STATED GOAL:
Copy out all lines in the data below containing the string "that".

DATA FOR THIS TASK:

[start]

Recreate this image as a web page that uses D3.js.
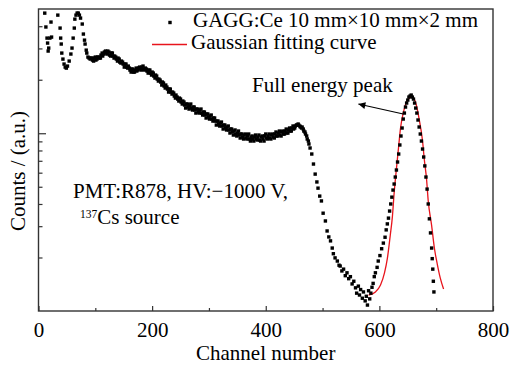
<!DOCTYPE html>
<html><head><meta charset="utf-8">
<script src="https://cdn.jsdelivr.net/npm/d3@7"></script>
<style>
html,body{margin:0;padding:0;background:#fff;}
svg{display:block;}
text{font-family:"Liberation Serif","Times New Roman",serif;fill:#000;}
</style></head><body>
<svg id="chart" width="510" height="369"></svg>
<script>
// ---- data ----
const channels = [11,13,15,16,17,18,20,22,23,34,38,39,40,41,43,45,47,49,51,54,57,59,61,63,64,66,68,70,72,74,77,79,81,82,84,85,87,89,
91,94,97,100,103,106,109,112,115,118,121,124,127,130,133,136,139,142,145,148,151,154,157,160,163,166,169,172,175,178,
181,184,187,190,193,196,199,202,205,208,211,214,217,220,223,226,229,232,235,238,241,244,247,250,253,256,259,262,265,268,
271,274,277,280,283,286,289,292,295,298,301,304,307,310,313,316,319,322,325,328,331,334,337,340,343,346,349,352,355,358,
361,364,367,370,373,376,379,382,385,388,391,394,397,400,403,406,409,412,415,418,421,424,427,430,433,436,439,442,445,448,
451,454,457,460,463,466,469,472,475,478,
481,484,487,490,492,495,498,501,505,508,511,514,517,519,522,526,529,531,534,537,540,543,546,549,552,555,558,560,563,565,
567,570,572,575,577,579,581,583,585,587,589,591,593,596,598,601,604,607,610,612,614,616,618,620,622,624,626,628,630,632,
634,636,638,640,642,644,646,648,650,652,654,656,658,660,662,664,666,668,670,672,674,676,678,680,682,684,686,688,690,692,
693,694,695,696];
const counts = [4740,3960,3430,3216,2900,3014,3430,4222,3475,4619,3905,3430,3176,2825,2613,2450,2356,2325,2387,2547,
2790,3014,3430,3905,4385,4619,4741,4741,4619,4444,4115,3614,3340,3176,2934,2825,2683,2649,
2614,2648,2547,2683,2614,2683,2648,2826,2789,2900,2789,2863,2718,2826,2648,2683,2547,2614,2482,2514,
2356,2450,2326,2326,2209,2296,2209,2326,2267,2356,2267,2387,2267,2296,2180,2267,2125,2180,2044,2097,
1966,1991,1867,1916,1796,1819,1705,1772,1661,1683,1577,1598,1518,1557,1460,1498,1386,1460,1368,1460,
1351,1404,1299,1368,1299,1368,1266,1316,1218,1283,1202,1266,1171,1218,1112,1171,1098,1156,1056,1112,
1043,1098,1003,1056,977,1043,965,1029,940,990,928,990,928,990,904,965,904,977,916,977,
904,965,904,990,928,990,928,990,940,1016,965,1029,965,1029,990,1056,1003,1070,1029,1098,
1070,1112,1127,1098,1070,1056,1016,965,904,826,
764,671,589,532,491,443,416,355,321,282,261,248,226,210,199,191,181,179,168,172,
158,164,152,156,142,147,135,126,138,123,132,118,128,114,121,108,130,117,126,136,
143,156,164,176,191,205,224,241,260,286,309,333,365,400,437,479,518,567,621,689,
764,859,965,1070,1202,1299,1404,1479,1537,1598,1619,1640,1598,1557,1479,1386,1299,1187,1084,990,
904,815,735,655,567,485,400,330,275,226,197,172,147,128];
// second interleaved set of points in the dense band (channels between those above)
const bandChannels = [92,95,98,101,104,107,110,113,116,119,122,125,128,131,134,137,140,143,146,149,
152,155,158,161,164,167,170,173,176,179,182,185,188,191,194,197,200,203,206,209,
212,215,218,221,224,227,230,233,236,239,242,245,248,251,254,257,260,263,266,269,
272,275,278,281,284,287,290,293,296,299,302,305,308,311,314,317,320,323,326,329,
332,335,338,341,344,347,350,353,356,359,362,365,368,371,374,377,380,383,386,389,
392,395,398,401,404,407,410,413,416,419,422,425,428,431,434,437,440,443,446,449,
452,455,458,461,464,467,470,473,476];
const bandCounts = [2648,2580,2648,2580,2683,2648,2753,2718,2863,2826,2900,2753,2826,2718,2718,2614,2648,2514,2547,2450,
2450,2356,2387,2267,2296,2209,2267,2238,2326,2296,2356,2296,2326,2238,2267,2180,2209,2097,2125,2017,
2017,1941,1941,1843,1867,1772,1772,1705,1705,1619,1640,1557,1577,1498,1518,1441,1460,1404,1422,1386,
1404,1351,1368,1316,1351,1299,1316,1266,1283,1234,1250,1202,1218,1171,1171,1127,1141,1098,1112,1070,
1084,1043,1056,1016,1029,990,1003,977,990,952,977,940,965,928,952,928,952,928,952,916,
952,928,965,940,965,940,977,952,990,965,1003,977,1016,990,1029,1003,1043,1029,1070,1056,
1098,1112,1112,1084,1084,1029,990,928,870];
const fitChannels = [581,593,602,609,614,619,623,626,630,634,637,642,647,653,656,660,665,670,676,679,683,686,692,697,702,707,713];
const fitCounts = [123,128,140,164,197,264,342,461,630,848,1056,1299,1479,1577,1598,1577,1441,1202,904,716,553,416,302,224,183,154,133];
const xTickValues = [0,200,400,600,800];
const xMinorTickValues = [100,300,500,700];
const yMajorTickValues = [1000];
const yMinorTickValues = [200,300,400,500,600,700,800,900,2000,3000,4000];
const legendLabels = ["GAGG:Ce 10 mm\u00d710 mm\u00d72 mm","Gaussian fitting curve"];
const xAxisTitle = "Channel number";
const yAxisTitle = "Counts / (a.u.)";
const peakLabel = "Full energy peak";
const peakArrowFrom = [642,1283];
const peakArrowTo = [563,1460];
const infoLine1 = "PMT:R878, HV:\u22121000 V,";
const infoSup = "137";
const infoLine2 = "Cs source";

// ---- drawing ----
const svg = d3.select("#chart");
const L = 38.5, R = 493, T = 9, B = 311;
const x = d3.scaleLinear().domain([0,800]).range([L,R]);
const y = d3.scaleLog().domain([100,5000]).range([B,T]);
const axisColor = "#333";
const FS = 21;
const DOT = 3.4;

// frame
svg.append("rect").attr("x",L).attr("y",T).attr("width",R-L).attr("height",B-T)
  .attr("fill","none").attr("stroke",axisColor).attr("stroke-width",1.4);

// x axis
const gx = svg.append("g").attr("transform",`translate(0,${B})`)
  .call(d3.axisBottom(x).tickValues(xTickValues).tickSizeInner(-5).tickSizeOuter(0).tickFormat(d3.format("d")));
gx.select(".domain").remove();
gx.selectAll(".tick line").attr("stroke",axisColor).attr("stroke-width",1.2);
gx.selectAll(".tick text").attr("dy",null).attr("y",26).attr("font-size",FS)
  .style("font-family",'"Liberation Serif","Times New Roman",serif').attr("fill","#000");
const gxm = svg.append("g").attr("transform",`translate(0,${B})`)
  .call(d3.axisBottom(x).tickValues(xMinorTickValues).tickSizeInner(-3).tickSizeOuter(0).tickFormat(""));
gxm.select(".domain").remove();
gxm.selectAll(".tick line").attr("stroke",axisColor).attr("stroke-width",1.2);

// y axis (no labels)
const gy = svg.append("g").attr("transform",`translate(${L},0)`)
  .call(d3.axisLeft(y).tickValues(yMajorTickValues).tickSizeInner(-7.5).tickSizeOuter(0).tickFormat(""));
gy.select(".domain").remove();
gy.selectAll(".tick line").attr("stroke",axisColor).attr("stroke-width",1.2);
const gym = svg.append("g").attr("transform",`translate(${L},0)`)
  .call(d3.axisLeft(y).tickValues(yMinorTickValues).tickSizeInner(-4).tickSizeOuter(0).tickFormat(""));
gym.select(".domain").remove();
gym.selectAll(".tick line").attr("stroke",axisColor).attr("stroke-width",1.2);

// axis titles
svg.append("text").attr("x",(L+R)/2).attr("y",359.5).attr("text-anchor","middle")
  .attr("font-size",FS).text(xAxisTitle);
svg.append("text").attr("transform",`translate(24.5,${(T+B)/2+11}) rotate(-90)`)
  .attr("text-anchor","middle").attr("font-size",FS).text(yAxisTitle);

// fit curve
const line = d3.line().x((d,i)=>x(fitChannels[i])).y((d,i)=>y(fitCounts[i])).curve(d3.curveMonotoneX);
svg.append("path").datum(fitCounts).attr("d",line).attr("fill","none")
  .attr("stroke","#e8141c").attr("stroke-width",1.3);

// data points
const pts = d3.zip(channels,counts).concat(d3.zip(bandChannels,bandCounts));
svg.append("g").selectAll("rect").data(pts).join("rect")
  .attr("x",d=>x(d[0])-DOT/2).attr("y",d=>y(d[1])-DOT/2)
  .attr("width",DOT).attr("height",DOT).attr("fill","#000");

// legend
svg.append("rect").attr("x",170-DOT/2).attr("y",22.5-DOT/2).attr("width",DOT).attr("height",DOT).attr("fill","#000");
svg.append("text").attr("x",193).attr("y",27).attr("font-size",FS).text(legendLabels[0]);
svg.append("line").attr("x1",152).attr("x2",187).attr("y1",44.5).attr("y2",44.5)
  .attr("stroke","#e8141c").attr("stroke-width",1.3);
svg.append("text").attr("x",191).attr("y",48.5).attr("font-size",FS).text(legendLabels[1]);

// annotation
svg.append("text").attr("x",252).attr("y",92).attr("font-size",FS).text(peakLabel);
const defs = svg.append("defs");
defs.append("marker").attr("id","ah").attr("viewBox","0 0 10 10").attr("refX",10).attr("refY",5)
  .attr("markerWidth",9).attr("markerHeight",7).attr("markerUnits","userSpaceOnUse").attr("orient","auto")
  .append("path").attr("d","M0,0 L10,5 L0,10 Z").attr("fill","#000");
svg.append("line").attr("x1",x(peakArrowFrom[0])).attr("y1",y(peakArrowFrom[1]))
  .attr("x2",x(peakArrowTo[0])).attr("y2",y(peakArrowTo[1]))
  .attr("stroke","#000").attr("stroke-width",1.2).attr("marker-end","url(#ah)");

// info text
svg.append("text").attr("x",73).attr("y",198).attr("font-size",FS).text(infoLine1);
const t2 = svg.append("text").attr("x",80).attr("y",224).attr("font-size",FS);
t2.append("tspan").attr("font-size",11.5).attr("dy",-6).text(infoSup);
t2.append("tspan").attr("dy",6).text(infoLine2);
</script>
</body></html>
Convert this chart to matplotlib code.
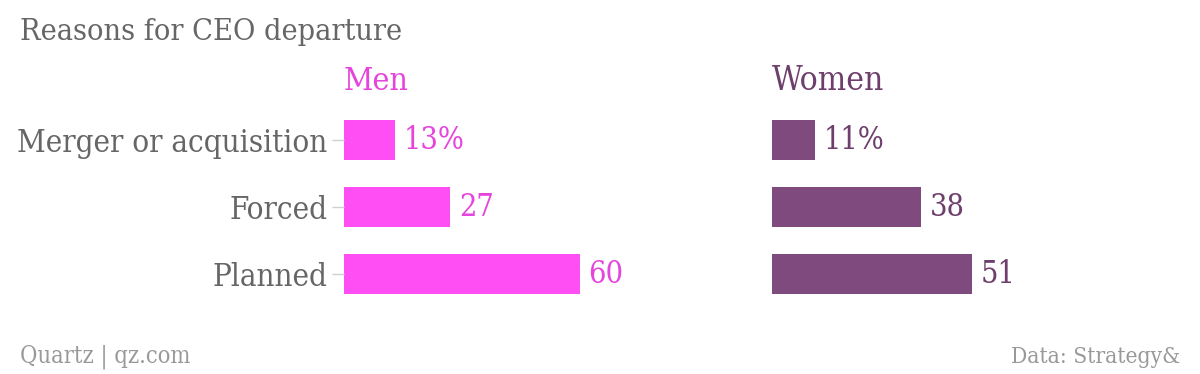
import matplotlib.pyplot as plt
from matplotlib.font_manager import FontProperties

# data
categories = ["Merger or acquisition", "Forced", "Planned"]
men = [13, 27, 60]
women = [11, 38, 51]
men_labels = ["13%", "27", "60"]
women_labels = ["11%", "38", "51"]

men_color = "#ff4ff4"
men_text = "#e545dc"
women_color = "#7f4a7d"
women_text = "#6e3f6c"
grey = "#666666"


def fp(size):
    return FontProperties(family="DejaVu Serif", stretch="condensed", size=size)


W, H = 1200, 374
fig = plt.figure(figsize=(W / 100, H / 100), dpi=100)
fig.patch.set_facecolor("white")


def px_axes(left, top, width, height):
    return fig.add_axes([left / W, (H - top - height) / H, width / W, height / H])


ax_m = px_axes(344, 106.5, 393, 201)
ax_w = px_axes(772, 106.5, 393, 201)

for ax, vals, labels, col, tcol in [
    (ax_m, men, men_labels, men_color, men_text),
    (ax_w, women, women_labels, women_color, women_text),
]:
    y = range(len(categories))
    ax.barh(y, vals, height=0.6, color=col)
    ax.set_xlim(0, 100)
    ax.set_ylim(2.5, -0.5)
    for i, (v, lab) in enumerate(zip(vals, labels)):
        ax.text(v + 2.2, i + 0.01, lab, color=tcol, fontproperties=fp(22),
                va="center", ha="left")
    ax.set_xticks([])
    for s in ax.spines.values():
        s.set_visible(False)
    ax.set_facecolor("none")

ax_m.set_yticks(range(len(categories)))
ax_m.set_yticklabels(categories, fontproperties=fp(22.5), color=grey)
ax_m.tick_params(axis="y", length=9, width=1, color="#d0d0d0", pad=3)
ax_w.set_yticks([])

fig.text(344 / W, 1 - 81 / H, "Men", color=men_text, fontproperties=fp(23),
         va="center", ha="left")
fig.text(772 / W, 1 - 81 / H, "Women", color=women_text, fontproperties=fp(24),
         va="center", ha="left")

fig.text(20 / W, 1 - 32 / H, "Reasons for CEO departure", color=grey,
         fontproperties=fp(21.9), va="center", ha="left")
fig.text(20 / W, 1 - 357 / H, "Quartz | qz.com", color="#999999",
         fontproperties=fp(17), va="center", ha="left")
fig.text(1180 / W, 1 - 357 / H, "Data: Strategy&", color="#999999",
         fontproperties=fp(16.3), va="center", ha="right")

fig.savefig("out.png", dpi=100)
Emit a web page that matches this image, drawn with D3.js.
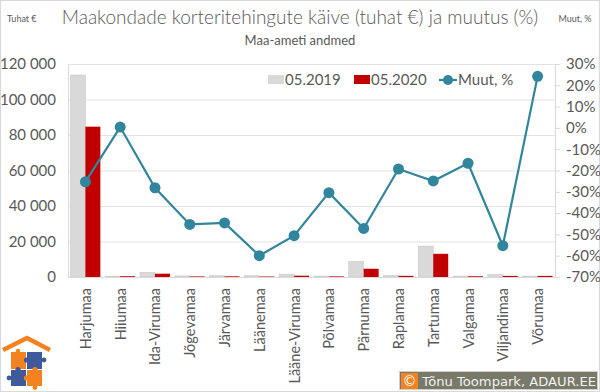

[end]

TASK RESULT:
Recreate this image as a web page that uses D3.js.
Emit a web page that matches this image, drawn with D3.js.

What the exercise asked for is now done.